Dylan Ainsworth

No. 99
- Position: Defensive lineman

Personal information
- Born: November 19, 1992 (age 33) Delta, British Columbia, Canada
- Listed height: 6 ft 3 in (1.91 m)
- Listed weight: 242 lb (110 kg)

Career information
- High school: South Delta (Tsawwassen, British Columbia)
- University: Western
- CFL draft: 2014 (2nd round, 11th overall pick)

Career history
- 2014–2016: Saskatchewan Roughriders
- 2017: BC Lions*
- * Offseason or practice squad member only
- Stats at CFL.ca

= Dylan Ainsworth =

Canadian football player (born 1992)

Dylan Ainsworth (born November 19, 1992) is a Canadian former professional football defensive lineman who played in the Canadian Football League (CFL).
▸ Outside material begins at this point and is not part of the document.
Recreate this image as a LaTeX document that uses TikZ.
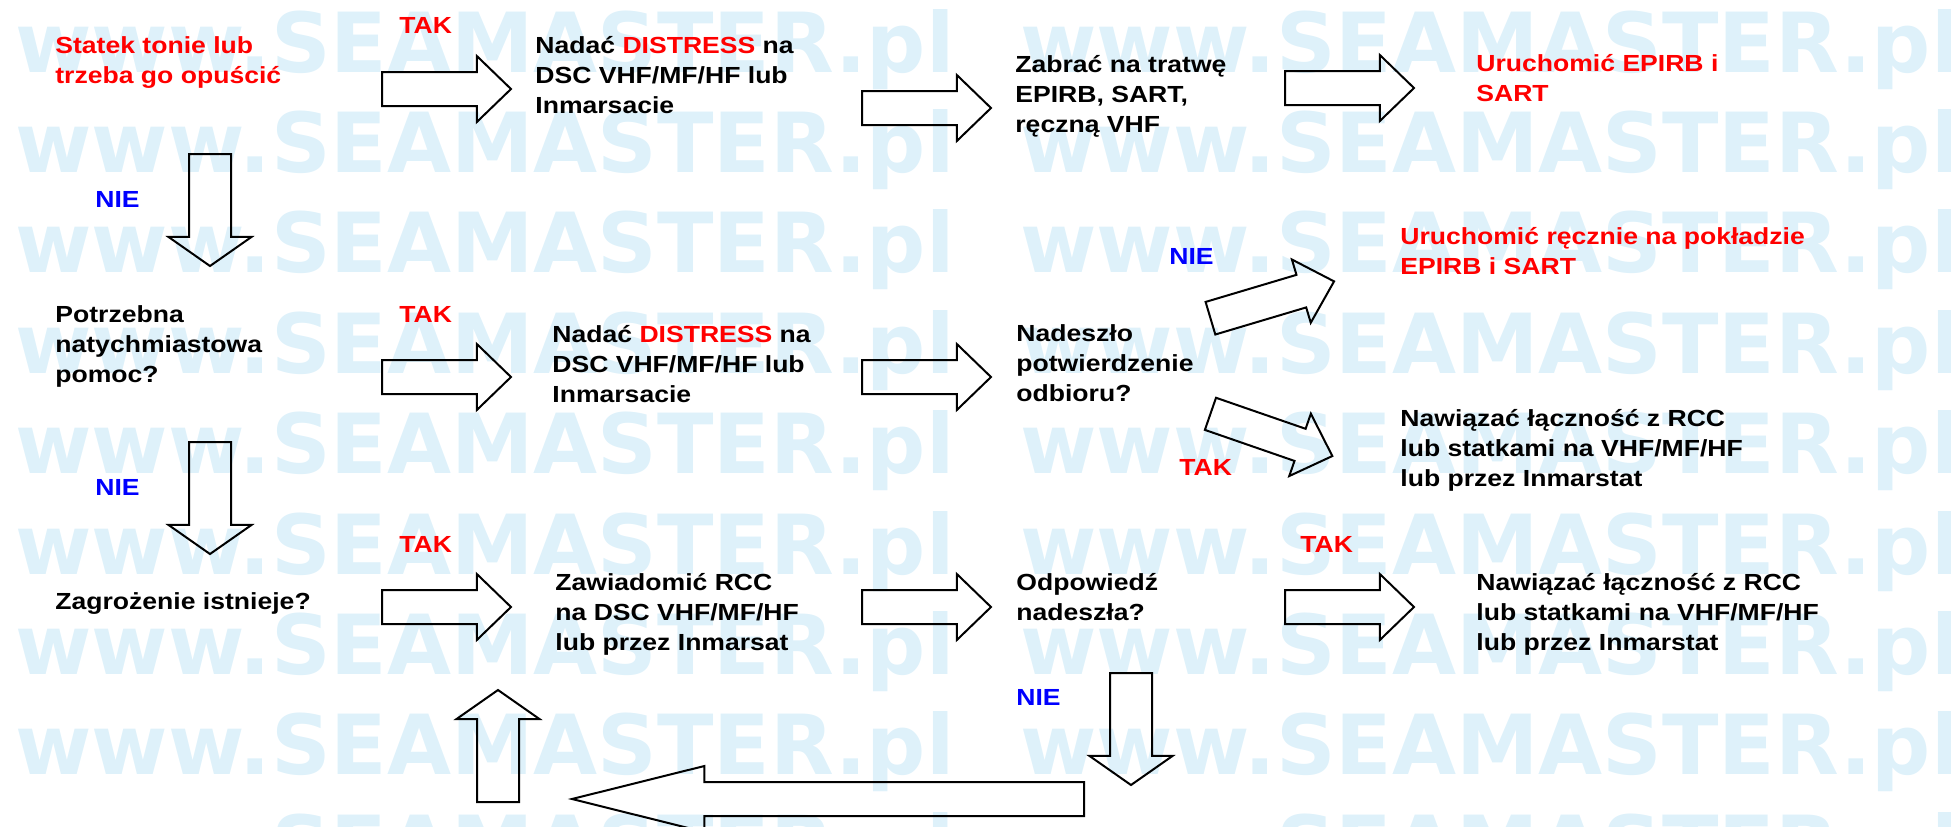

Ainsworth was drafted by the Saskatchewan Roughriders (CFL) in the second round of the 2014 CFL draft. He played CIS football at the University of Western Ontario, where he held the single season sack record of 9.5 sacks, and attended South Delta Secondary School in Tsawwassen, British Columbia.

==College career==
Ainsworth played three seasons for the Western Ontario Mustangs. He earned CIS second-team All-Canadian honours in 2013.

==Professional career==
Ainsworth was drafted by the Saskatchewan Roughriders of the CFL with the eleventh overall pick in the 2014 CFL draft. Ainsworth played 35 games in his first two seasons in the CFL, playing mostly on special teams. He contributed 29 special teams tackles and 1 defensive tackle. He was re-signed by the Riders in February 2016 on a one-year contract, but he missed the entire 2016 season after suffering an injury in training camp. On January 27, 2017, about two weeks before becoming a free agent, Ainsworth was released by the Riders along with three of his teammates.

On February 10, 2017, Ainsworth was signed by the BC Lions of the CFL. Ainsworth, a native of Vancouver, signed with the Lions to care for his father who was suffering from multiple myeloma. Ainsworth did not play in any games for the Lions.